Exercise task —
Would you repeat the listing exactly but omit every picture?

Source data —
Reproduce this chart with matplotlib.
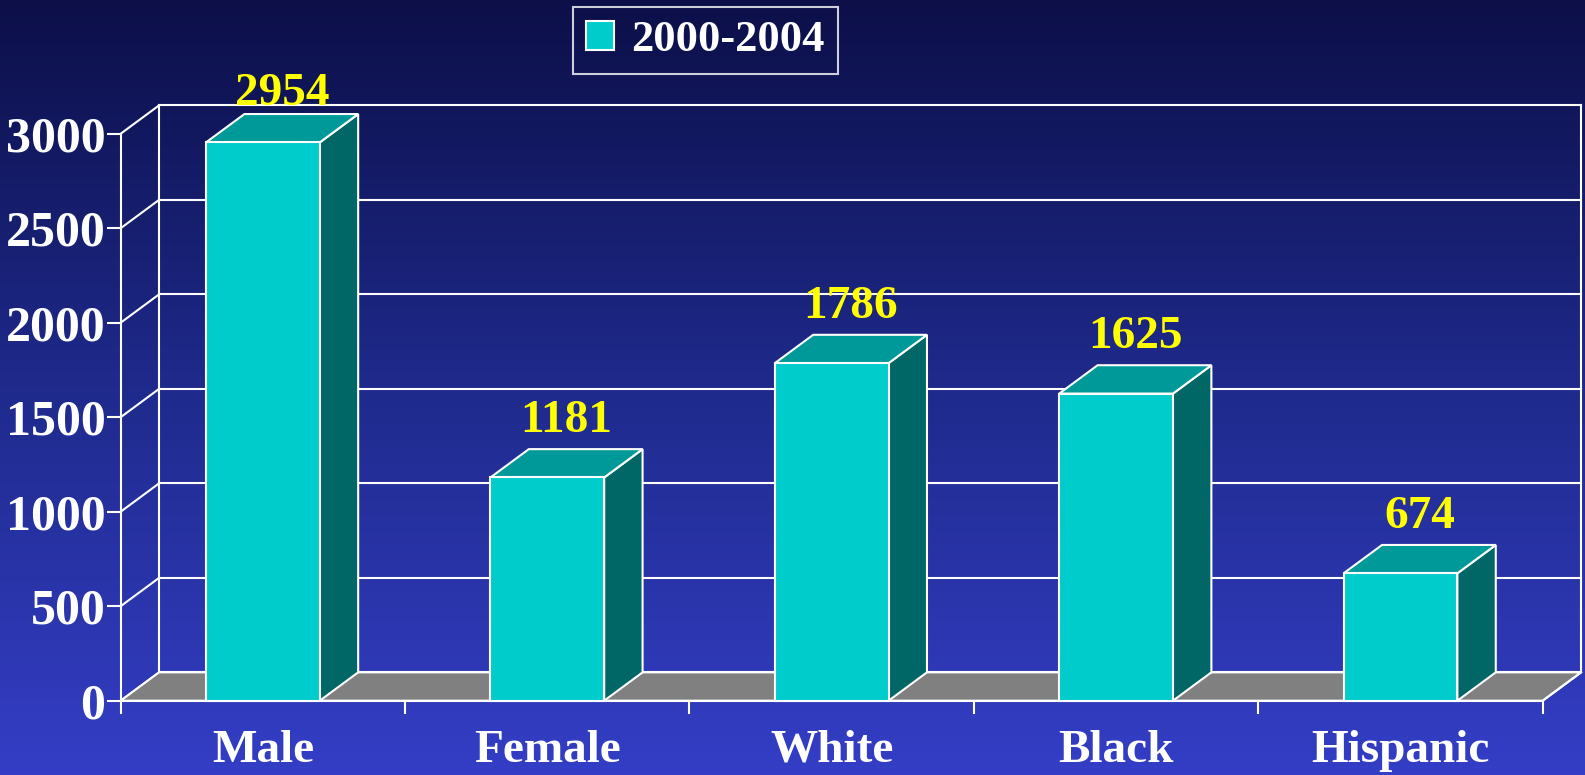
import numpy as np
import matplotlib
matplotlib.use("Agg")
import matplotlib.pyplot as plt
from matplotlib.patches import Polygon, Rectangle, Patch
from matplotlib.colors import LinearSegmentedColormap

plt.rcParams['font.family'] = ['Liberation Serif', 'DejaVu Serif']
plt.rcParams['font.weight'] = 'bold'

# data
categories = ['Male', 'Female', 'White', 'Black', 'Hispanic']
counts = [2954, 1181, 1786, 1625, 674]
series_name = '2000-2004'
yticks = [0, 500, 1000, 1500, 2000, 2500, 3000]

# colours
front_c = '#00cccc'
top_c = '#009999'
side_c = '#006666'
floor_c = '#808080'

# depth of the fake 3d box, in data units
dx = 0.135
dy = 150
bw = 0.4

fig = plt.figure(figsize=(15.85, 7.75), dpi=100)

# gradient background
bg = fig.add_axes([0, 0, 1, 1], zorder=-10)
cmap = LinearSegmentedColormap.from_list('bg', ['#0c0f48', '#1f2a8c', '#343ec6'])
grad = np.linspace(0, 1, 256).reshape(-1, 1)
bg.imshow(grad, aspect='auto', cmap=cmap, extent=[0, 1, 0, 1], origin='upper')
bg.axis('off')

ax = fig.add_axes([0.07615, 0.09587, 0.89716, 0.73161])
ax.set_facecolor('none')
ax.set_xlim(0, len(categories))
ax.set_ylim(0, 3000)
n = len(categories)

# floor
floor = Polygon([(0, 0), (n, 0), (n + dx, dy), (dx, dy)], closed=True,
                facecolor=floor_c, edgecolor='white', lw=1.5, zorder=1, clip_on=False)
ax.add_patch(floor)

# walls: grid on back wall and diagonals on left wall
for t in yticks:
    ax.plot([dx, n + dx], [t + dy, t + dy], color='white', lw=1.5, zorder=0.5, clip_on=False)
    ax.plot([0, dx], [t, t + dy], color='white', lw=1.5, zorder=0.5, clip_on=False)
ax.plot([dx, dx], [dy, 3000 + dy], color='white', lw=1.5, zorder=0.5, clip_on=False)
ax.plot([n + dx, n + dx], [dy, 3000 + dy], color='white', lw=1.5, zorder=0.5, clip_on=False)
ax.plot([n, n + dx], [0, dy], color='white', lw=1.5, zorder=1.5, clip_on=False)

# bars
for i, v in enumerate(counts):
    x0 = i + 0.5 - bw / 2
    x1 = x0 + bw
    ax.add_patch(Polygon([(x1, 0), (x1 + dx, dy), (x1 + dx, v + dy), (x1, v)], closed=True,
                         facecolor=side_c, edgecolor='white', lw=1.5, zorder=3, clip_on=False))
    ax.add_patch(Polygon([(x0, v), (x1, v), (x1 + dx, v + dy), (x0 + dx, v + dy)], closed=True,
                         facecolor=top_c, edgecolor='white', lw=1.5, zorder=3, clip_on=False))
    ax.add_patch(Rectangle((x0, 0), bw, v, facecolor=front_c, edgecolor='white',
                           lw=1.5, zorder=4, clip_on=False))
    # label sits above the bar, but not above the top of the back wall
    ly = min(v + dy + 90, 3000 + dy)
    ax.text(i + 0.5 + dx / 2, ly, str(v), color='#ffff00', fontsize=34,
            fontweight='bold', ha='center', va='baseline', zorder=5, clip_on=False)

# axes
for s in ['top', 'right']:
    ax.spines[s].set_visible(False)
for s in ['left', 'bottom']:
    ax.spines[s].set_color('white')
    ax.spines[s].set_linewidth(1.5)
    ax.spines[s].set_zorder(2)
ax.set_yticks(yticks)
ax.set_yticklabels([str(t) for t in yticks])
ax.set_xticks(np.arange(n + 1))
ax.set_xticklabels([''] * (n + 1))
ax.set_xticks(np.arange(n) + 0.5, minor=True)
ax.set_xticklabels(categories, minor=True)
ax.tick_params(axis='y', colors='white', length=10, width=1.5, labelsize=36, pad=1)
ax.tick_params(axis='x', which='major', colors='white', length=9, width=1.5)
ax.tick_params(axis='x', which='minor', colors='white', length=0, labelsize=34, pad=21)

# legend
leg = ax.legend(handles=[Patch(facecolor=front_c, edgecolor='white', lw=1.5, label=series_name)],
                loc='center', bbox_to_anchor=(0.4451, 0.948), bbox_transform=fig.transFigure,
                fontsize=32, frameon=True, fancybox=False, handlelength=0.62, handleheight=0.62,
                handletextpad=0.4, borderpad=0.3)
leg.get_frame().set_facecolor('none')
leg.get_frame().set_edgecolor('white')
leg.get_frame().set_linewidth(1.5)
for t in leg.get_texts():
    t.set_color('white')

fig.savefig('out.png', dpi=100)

Exercise answer —
Reproduce this chart with matplotlib.
import numpy as np
import matplotlib
matplotlib.use("Agg")
import matplotlib.pyplot as plt
from matplotlib.patches import Polygon, Rectangle, Patch
from matplotlib.colors import LinearSegmentedColormap

plt.rcParams['font.family'] = ['Liberation Serif', 'DejaVu Serif']
plt.rcParams['font.weight'] = 'bold'

# data
categories = ['Male', 'Female', 'White', 'Black', 'Hispanic']
counts = [2954, 1181, 1786, 1625, 674]
series_name = '2000-2004'
yticks = [0, 500, 1000, 1500, 2000, 2500, 3000]

# colours
front_c = '#00cccc'
top_c = '#009999'
side_c = '#006666'
floor_c = '#808080'

# depth of the fake 3d box, in data units
dx = 0.135
dy = 150
bw = 0.4

fig = plt.figure(figsize=(15.85, 7.75), dpi=100)

# gradient background
bg = fig.add_axes([0, 0, 1, 1], zorder=-10)
cmap = LinearSegmentedColormap.from_list('bg', ['#0c0f48', '#1f2a8c', '#343ec6'])
grad = np.linspace(0, 1, 256).reshape(-1, 1)
bg.imshow(grad, aspect='auto', cmap=cmap, extent=[0, 1, 0, 1], origin='upper')
bg.axis('off')

ax = fig.add_axes([0.07615, 0.09587, 0.89716, 0.73161])
ax.set_facecolor('none')
ax.set_xlim(0, len(categories))
ax.set_ylim(0, 3000)
n = len(categories)

# floor
floor = Polygon([(0, 0), (n, 0), (n + dx, dy), (dx, dy)], closed=True,
                facecolor=floor_c, edgecolor='white', lw=1.5, zorder=1, clip_on=False)
ax.add_patch(floor)

# walls: grid on back wall and diagonals on left wall
for t in yticks:
    ax.plot([dx, n + dx], [t + dy, t + dy], color='white', lw=1.5, zorder=0.5, clip_on=False)
    ax.plot([0, dx], [t, t + dy], color='white', lw=1.5, zorder=0.5, clip_on=False)
ax.plot([dx, dx], [dy, 3000 + dy], color='white', lw=1.5, zorder=0.5, clip_on=False)
ax.plot([n + dx, n + dx], [dy, 3000 + dy], color='white', lw=1.5, zorder=0.5, clip_on=False)
ax.plot([n, n + dx], [0, dy], color='white', lw=1.5, zorder=1.5, clip_on=False)

# bars
for i, v in enumerate(counts):
    x0 = i + 0.5 - bw / 2
    x1 = x0 + bw
    ax.add_patch(Polygon([(x1, 0), (x1 + dx, dy), (x1 + dx, v + dy), (x1, v)], closed=True,
                         facecolor=side_c, edgecolor='white', lw=1.5, zorder=3, clip_on=False))
    ax.add_patch(Polygon([(x0, v), (x1, v), (x1 + dx, v + dy), (x0 + dx, v + dy)], closed=True,
                         facecolor=top_c, edgecolor='white', lw=1.5, zorder=3, clip_on=False))
    ax.add_patch(Rectangle((x0, 0), bw, v, facecolor=front_c, edgecolor='white',
                           lw=1.5, zorder=4, clip_on=False))
    # label sits above the bar, but not above the top of the back wall
    ly = min(v + dy + 90, 3000 + dy)
    ax.text(i + 0.5 + dx / 2, ly, str(v), color='#ffff00', fontsize=34,
            fontweight='bold', ha='center', va='baseline', zorder=5, clip_on=False)

# axes
for s in ['top', 'right']:
    ax.spines[s].set_visible(False)
for s in ['left', 'bottom']:
    ax.spines[s].set_color('white')
    ax.spines[s].set_linewidth(1.5)
    ax.spines[s].set_zorder(2)
ax.set_yticks(yticks)
ax.set_yticklabels([str(t) for t in yticks])
ax.set_xticks(np.arange(n + 1))
ax.set_xticklabels([''] * (n + 1))
ax.set_xticks(np.arange(n) + 0.5, minor=True)
ax.set_xticklabels(categories, minor=True)
ax.tick_params(axis='y', colors='white', length=10, width=1.5, labelsize=36, pad=1)
ax.tick_params(axis='x', which='major', colors='white', length=9, width=1.5)
ax.tick_params(axis='x', which='minor', colors='white', length=0, labelsize=34, pad=21)

# legend
leg = ax.legend(handles=[Patch(facecolor=front_c, edgecolor='white', lw=1.5, label=series_name)],
                loc='center', bbox_to_anchor=(0.4451, 0.948), bbox_transform=fig.transFigure,
                fontsize=32, frameon=True, fancybox=False, handlelength=0.62, handleheight=0.62,
                handletextpad=0.4, borderpad=0.3)
leg.get_frame().set_facecolor('none')
leg.get_frame().set_edgecolor('white')
leg.get_frame().set_linewidth(1.5)
for t in leg.get_texts():
    t.set_color('white')

fig.savefig('out.png', dpi=100)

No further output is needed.